Bank (Still) Behaving Badly: Snatching Homes from Widows

For many months those of us who have been paying attention to financial and economic reports have heard that the economy is growing, albeit too slow for our tastes. That’s great news on a macro level but, on an individual level, it’s all too common to still hear stories about people who are falling through the economic recovery’s cracks. The housing market has seen its best numbers in several years and banks have enjoyed 6-year high record profits, but the system itself has yet to be fixed. There are still far too many loopholes and hoops that average citizens must jump through in order to stay whole in the system.

According to the American Association of Retired Persons (AARP), foreclosure rates have surged for older Americans. People over the age of 50 are falling into foreclosure faster than any other group, but women are paying a heavier price. Whether it’s caused by single-parent household  status or partners having been laid off during the economic recession isn’t the issue; whatever the reason, the burden often falls on women to cover household expenses and mortgage payments, and women are finding that they’re not protected, especially at a time when financial and legal protection is most needed.

As it turns out, there is a ‘widows scenario’.

Once mortgage payments fall into arrears, typically the consumer will attempt to renegotiate the terms with the lending institution.

Enter Wells Fargo

Unlike other large financial institutions — such as JP Morgan Chase which already permits surviving family members to assume a deceased person’s mortgage and apply for a modification at the same time — Wells Fargo does not have such provisions that allow for certain loan modifications. And women, who find themselves in the position of having lost a loved one now must also contend with the issue of losing their home.

How does this happen? The widow’s husband passes away and she falls behind on mortgage payments. Without adequate income to cover mortgage payments renegotiation of loan terms becomes necessary but as is generally the case with Wells Fargo (except for few one-on-one cases) the bank won’t renegotiate. The bank claims that the widow’s name is not on the mortgage note along with the deceased husband’s, the terms of the note stand.
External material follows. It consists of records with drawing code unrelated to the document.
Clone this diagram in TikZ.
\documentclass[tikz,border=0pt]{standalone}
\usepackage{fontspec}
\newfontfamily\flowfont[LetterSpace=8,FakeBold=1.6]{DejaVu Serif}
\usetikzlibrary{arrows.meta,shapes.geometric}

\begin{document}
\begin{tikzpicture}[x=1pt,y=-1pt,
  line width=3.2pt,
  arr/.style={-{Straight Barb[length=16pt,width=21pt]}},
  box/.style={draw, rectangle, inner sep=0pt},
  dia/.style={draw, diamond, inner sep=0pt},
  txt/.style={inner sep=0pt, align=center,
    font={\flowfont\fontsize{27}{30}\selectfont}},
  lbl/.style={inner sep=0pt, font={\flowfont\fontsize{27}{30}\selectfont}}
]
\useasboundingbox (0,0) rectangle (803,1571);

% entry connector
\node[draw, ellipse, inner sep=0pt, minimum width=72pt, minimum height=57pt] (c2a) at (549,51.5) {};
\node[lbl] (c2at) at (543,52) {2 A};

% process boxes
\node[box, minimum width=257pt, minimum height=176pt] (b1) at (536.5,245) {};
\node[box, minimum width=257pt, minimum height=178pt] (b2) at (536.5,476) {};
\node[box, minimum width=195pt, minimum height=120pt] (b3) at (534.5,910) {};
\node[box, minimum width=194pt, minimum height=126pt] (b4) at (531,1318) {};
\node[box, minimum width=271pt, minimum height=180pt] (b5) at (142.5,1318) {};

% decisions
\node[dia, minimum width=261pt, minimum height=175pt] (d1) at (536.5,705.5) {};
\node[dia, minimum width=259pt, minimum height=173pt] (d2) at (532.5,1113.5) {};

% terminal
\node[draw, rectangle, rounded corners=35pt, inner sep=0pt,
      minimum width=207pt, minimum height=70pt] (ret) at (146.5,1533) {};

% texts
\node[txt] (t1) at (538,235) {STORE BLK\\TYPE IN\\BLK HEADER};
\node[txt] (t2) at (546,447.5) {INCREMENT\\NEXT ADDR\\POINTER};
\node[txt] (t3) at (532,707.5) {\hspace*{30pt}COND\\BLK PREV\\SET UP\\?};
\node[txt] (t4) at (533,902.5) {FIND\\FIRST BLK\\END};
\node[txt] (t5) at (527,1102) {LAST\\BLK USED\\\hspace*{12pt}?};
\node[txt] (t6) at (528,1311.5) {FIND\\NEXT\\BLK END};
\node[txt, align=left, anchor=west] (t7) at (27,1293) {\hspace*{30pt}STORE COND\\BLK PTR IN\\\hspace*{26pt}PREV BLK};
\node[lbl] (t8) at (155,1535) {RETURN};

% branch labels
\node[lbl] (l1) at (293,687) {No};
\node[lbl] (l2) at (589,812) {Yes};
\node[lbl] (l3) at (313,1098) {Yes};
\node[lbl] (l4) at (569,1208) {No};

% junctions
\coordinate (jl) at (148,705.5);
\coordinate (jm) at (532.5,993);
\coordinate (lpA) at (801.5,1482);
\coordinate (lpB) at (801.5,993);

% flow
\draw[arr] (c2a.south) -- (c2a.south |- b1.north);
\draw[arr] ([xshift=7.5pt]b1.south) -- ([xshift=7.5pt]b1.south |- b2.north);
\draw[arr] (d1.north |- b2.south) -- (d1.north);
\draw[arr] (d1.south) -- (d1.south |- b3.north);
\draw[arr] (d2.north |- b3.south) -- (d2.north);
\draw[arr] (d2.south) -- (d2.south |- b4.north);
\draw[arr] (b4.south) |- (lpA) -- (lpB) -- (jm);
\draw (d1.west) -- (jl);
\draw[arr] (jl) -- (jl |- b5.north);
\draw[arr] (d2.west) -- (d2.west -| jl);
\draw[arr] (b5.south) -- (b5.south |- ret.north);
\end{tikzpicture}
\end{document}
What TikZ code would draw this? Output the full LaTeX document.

The note can’t be amended to add the widow’s name. Banks will allow surviving relatives to take over a mortgage after the original and named borrower’s death, but the mortgage must be current before it can be tranferred — and without the income of the deceased to keep payments current, it becomes a ‘catch-22′ situation. It’s a matter of bureaucracy: because their names are not attached to their mortgages, it can mean losing their home. And the result is that Wells Fargo is trapping elderly widows in a situation that results in the bank taking possession of their homes.

These are the types of issues that the Consumer Financial Protection Board should and must address. The economy cannot fully recover if the housing market remains in jeopardy. With women as home owners making up a sizable portion of the housing market it is more critical than ever that women –  and all consumers –  are clear about the lending practices of their financial institutions. The politics of financial and banking reform should not be allowed to get in the way; financial security for individuals means a stronger economy for the nation.